Adding Custom Fields to Model

Each data model contains fields (similar to data table and their respective columns). There are 3 types of fields:

  • Base Dimension: the "original" fields in your source data.
  • Custom Dimension: created by using non-aggregate functions to transform one or multiple dimensions.
  • Custom Measure: created by using aggregate functions (SUM, COUNT, etc)

Base Dimension

Base Dimensions are the "original" dimensions that you got when you first create your model. Think of this as, when you "load" your database table into a model, the table's columns become base dimensions.

Base dimensions can only be hidden, and cannot be removed via the UI.

Adding custom dimensions to data model

To extend on base dimension, you can create Custom Dimension by supplying a formula. Custom dimensions are created using SQL syntax with non-aggregate operations (e.g CASE WHEN, CONCAT(), field_a + field_b, etc)

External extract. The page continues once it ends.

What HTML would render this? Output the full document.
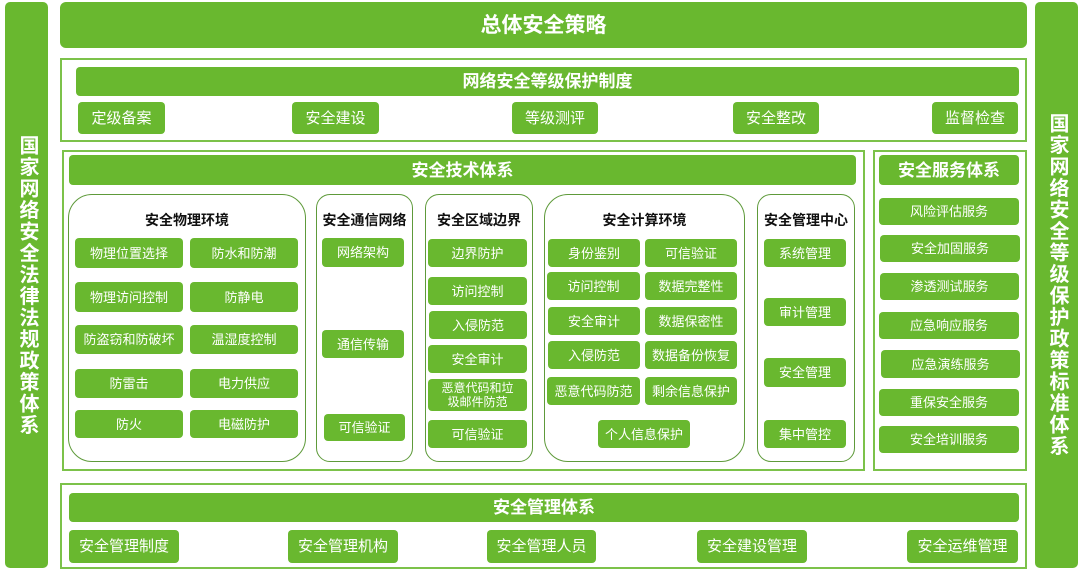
<!DOCTYPE html>
<html><head><meta charset="utf-8"><style>
body{margin:0;width:1080px;height:571px;background:#fff;position:relative;overflow:hidden;font-family:"Liberation Sans","Noto Sans CJK SC",sans-serif}
div{position:absolute;box-sizing:border-box}
.g{background:#69b82f;color:#fff;border-radius:4px;display:flex;align-items:center;justify-content:center;text-align:center;font-size:13px;line-height:15px}
.o{border:2px solid #7cc24a}
.p{border:1.5px solid #5e9a3a;border-radius:24px}
.t{font-weight:bold;font-size:14px;color:#111;text-align:center}
.h{font-weight:bold;font-size:17px}
.v{writing-mode:vertical-rl;font-weight:bold;font-size:20px;letter-spacing:1.5px}
</style></head><body>
<div class="g v" style="left:5px;top:2px;width:43px;height:566px;border-radius:5px">国家网络安全法律法规政策体系</div>
<div class="g v" style="left:1035px;top:2px;width:43px;height:566px;border-radius:5px">国家网络安全等级保护政策标准体系</div>
<div class="g" style="left:60px;top:2px;width:967px;height:46px;font-size:21px;font-weight:bold;border-radius:6px">总体安全策略</div>

<div class="o" style="left:60px;top:58px;width:967px;height:84px"></div>
<div class="g h" style="left:76px;top:67px;width:943px;height:29px">网络安全等级保护制度</div>
<div class="g" style="left:78px;top:102px;width:87px;height:32px;font-size:15px">定级备案</div>
<div class="g" style="left:292px;top:102px;width:87px;height:32px;font-size:15px">安全建设</div>
<div class="g" style="left:512px;top:102px;width:86px;height:32px;font-size:15px">等级测评</div>
<div class="g" style="left:733px;top:102px;width:86px;height:32px;font-size:15px">安全整改</div>
<div class="g" style="left:932px;top:102px;width:86px;height:32px;font-size:15px">监督检查</div>

<div class="o" style="left:62px;top:150px;width:803px;height:321px"></div>
<div class="g h" style="left:69px;top:155px;width:787px;height:30px">安全技术体系</div>

<div class="p" style="left:68px;top:194px;width:238px;height:268px"></div>
<div class="t" style="left:68px;top:210px;width:238px">安全物理环境</div>
<div class="g" style="left:75px;top:238px;width:108px;height:30px">物理位置选择</div>
<div class="g" style="left:190px;top:238px;width:108px;height:30px">防水和防潮</div>
<div class="g" style="left:75px;top:282px;width:108px;height:30px">物理访问控制</div>
<div class="g" style="left:190px;top:282px;width:108px;height:30px">防静电</div>
<div class="g" style="left:75px;top:325px;width:108px;height:29px">防盗窃和防破坏</div>
<div class="g" style="left:190px;top:325px;width:108px;height:29px">温湿度控制</div>
<div class="g" style="left:75px;top:369px;width:108px;height:29px">防雷击</div>
<div class="g" style="left:190px;top:369px;width:108px;height:29px">电力供应</div>
<div class="g" style="left:75px;top:410px;width:108px;height:28px">防火</div>
<div class="g" style="left:190px;top:410px;width:108px;height:28px">电磁防护</div>

<div class="p" style="left:316px;top:194px;width:97px;height:268px;border-radius:14px"></div>
<div class="t" style="left:316px;top:210px;width:97px">安全通信网络</div>
<div class="g" style="left:322px;top:238px;width:82px;height:29px">网络架构</div>
<div class="g" style="left:322px;top:330px;width:82px;height:28px">通信传输</div>
<div class="g" style="left:324px;top:414px;width:81px;height:27px">可信验证</div>

<div class="p" style="left:425px;top:194px;width:108px;height:268px;border-radius:14px"></div>
<div class="t" style="left:425px;top:210px;width:108px">安全区域边界</div>
<div class="g" style="left:428px;top:239px;width:99px;height:28px">边界防护</div>
<div class="g" style="left:428px;top:277px;width:99px;height:28px">访问控制</div>
<div class="g" style="left:429px;top:311px;width:98px;height:28px">入侵防范</div>
<div class="g" style="left:428px;top:345px;width:99px;height:28px">安全审计</div>
<div class="g" style="left:428px;top:379px;width:99px;height:32px;font-size:12px;line-height:14px">恶意代码和垃<br>圾邮件防范</div>
<div class="g" style="left:428px;top:420px;width:99px;height:28px">可信验证</div>

<div class="p" style="left:544px;top:194px;width:201px;height:268px"></div>
<div class="t" style="left:544px;top:210px;width:201px">安全计算环境</div>
<div class="g" style="left:548px;top:239px;width:92px;height:28px">身份鉴别</div>
<div class="g" style="left:645px;top:239px;width:92px;height:28px">可信验证</div>
<div class="g" style="left:547px;top:272px;width:93px;height:28px">访问控制</div>
<div class="g" style="left:645px;top:272px;width:92px;height:28px">数据完整性</div>
<div class="g" style="left:548px;top:307px;width:92px;height:28px">安全审计</div>
<div class="g" style="left:645px;top:307px;width:92px;height:28px">数据保密性</div>
<div class="g" style="left:548px;top:341px;width:92px;height:28px">入侵防范</div>
<div class="g" style="left:645px;top:341px;width:92px;height:28px">数据备份恢复</div>
<div class="g" style="left:547px;top:377px;width:93px;height:28px">恶意代码防范</div>
<div class="g" style="left:645px;top:377px;width:92px;height:28px">剩余信息保护</div>
<div class="g" style="left:598px;top:420px;width:92px;height:28px">个人信息保护</div>

<div class="p" style="left:757px;top:194px;width:98px;height:268px;border-radius:14px"></div>
<div class="t" style="left:757px;top:210px;width:98px">安全管理中心</div>
<div class="g" style="left:764px;top:239px;width:82px;height:28px">系统管理</div>
<div class="g" style="left:764px;top:298px;width:82px;height:28px">审计管理</div>
<div class="g" style="left:764px;top:358px;width:82px;height:29px">安全管理</div>
<div class="g" style="left:764px;top:420px;width:82px;height:28px">集中管控</div>

<div class="o" style="left:873px;top:150px;width:154px;height:321px"></div>
<div class="g h" style="left:879px;top:155px;width:140px;height:30px">安全服务体系</div>
<div class="g" style="left:879px;top:198px;width:140px;height:27px">风险评估服务</div>
<div class="g" style="left:880px;top:235px;width:140px;height:27px">安全加固服务</div>
<div class="g" style="left:880px;top:273px;width:139px;height:27px">渗透测试服务</div>
<div class="g" style="left:879px;top:312px;width:140px;height:27px">应急响应服务</div>
<div class="g" style="left:881px;top:350px;width:139px;height:28px">应急演练服务</div>
<div class="g" style="left:879px;top:389px;width:140px;height:27px">重保安全服务</div>
<div class="g" style="left:879px;top:426px;width:140px;height:27px">安全培训服务</div>

<div class="o" style="left:60px;top:483px;width:967px;height:86px"></div>
<div class="g h" style="left:69px;top:493px;width:950px;height:29px">安全管理体系</div>
<div class="g" style="left:69px;top:530px;width:110px;height:33px;font-size:15px">安全管理制度</div>
<div class="g" style="left:288px;top:530px;width:110px;height:33px;font-size:15px">安全管理机构</div>
<div class="g" style="left:487px;top:530px;width:109px;height:33px;font-size:15px">安全管理人员</div>
<div class="g" style="left:697px;top:530px;width:110px;height:33px;font-size:15px">安全建设管理</div>
<div class="g" style="left:907px;top:530px;width:111px;height:33px;font-size:15px">安全运维管理</div>
</body></html>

For example, given a birth_date field, you can create custom dimension age to determine how old a user is.

Model users {
type: 'table'
label: 'Users'
table_name: 'public.users'
// .. other basic fields
dimension birth_date {
label: 'Birth Date'
type: 'datetime'
definition: @sql{{ birth_date }};;
dimension age {
label: 'Age'
type: 'number'
definition: @sql {{ date_part('year', current_date) -
date_part('year', {{ #THIS.birth_date }}) }};;

To add a custom dimension:

  1. Go to the model view UI, click Add -> Calculated Column,
  2. Input field name and SQL formula.
  3. Click Create, and a new column named will be created

calculated fields

I can also make use of my aforementioned fields by creating another field named Age Group based on their age:

calculated field


  • When you use Persistence setting, Custom Dimensions will not be persisted to the database.
  • You can use your SQL DB's equivalent of the CAST() operation in a custom dimension to create a new field with the new datatype.

Adding measures to data model

Measures are similar to Custom Dimension, except that they're created using only aggregate functions/operations. Think of Measure as the aggregate expression of your typical SQL statement.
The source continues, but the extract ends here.